** begin **

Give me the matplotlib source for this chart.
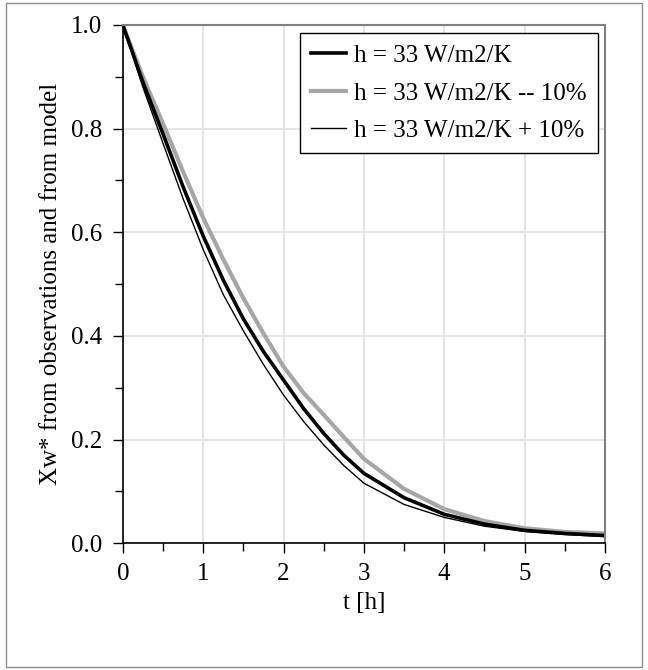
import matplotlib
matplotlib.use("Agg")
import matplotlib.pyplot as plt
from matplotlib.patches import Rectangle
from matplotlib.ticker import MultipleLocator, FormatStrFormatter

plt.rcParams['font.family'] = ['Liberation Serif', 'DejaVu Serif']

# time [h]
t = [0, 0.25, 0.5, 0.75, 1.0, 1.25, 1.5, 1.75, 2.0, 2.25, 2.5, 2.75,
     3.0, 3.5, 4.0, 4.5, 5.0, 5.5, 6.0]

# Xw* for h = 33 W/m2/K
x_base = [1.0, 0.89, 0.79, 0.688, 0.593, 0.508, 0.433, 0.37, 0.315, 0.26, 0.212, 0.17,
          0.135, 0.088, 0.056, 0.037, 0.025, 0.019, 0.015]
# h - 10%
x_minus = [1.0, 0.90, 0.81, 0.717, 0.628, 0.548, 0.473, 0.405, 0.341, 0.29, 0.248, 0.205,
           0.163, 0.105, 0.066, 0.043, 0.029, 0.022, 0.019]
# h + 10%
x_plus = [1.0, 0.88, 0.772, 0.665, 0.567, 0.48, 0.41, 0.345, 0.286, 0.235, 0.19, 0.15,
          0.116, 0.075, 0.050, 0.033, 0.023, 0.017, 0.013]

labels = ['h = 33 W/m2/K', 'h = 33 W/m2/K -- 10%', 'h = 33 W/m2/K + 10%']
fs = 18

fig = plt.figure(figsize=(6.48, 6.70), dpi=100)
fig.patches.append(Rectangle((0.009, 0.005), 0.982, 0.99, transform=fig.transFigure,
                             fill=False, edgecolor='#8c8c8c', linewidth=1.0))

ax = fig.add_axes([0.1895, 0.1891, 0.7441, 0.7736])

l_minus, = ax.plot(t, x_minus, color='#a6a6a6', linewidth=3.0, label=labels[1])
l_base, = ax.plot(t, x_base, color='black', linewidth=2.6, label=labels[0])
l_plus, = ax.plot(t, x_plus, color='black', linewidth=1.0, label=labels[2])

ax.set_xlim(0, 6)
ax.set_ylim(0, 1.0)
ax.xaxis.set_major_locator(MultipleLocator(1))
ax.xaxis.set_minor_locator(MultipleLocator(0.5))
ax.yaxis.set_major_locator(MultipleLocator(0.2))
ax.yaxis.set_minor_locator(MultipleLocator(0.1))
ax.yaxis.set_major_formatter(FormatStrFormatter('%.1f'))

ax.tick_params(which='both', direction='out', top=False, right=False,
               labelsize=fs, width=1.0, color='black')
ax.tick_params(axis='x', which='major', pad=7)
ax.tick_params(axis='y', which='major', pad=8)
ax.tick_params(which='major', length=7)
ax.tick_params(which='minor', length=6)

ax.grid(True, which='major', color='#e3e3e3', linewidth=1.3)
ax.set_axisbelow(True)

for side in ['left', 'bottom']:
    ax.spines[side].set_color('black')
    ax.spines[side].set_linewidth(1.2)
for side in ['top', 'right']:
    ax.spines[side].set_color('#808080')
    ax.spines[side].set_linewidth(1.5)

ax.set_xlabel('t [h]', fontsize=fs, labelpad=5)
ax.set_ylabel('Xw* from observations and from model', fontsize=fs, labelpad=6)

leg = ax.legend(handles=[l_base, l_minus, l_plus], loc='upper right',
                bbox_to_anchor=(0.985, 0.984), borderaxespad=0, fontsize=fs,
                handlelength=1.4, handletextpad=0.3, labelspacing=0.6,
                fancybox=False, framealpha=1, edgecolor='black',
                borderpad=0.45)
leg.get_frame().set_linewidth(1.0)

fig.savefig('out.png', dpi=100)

** end **

All of the material above is to be copied exactly, except for its images.

Answer:
Give me the matplotlib source for this chart.
import matplotlib
matplotlib.use("Agg")
import matplotlib.pyplot as plt
from matplotlib.patches import Rectangle
from matplotlib.ticker import MultipleLocator, FormatStrFormatter

plt.rcParams['font.family'] = ['Liberation Serif', 'DejaVu Serif']

# time [h]
t = [0, 0.25, 0.5, 0.75, 1.0, 1.25, 1.5, 1.75, 2.0, 2.25, 2.5, 2.75,
     3.0, 3.5, 4.0, 4.5, 5.0, 5.5, 6.0]

# Xw* for h = 33 W/m2/K
x_base = [1.0, 0.89, 0.79, 0.688, 0.593, 0.508, 0.433, 0.37, 0.315, 0.26, 0.212, 0.17,
          0.135, 0.088, 0.056, 0.037, 0.025, 0.019, 0.015]
# h - 10%
x_minus = [1.0, 0.90, 0.81, 0.717, 0.628, 0.548, 0.473, 0.405, 0.341, 0.29, 0.248, 0.205,
           0.163, 0.105, 0.066, 0.043, 0.029, 0.022, 0.019]
# h + 10%
x_plus = [1.0, 0.88, 0.772, 0.665, 0.567, 0.48, 0.41, 0.345, 0.286, 0.235, 0.19, 0.15,
          0.116, 0.075, 0.050, 0.033, 0.023, 0.017, 0.013]

labels = ['h = 33 W/m2/K', 'h = 33 W/m2/K -- 10%', 'h = 33 W/m2/K + 10%']
fs = 18

fig = plt.figure(figsize=(6.48, 6.70), dpi=100)
fig.patches.append(Rectangle((0.009, 0.005), 0.982, 0.99, transform=fig.transFigure,
                             fill=False, edgecolor='#8c8c8c', linewidth=1.0))

ax = fig.add_axes([0.1895, 0.1891, 0.7441, 0.7736])

l_minus, = ax.plot(t, x_minus, color='#a6a6a6', linewidth=3.0, label=labels[1])
l_base, = ax.plot(t, x_base, color='black', linewidth=2.6, label=labels[0])
l_plus, = ax.plot(t, x_plus, color='black', linewidth=1.0, label=labels[2])

ax.set_xlim(0, 6)
ax.set_ylim(0, 1.0)
ax.xaxis.set_major_locator(MultipleLocator(1))
ax.xaxis.set_minor_locator(MultipleLocator(0.5))
ax.yaxis.set_major_locator(MultipleLocator(0.2))
ax.yaxis.set_minor_locator(MultipleLocator(0.1))
ax.yaxis.set_major_formatter(FormatStrFormatter('%.1f'))

ax.tick_params(which='both', direction='out', top=False, right=False,
               labelsize=fs, width=1.0, color='black')
ax.tick_params(axis='x', which='major', pad=7)
ax.tick_params(axis='y', which='major', pad=8)
ax.tick_params(which='major', length=7)
ax.tick_params(which='minor', length=6)

ax.grid(True, which='major', color='#e3e3e3', linewidth=1.3)
ax.set_axisbelow(True)

for side in ['left', 'bottom']:
    ax.spines[side].set_color('black')
    ax.spines[side].set_linewidth(1.2)
for side in ['top', 'right']:
    ax.spines[side].set_color('#808080')
    ax.spines[side].set_linewidth(1.5)

ax.set_xlabel('t [h]', fontsize=fs, labelpad=5)
ax.set_ylabel('Xw* from observations and from model', fontsize=fs, labelpad=6)

leg = ax.legend(handles=[l_base, l_minus, l_plus], loc='upper right',
                bbox_to_anchor=(0.985, 0.984), borderaxespad=0, fontsize=fs,
                handlelength=1.4, handletextpad=0.3, labelspacing=0.6,
                fancybox=False, framealpha=1, edgecolor='black',
                borderpad=0.45)
leg.get_frame().set_linewidth(1.0)

fig.savefig('out.png', dpi=100)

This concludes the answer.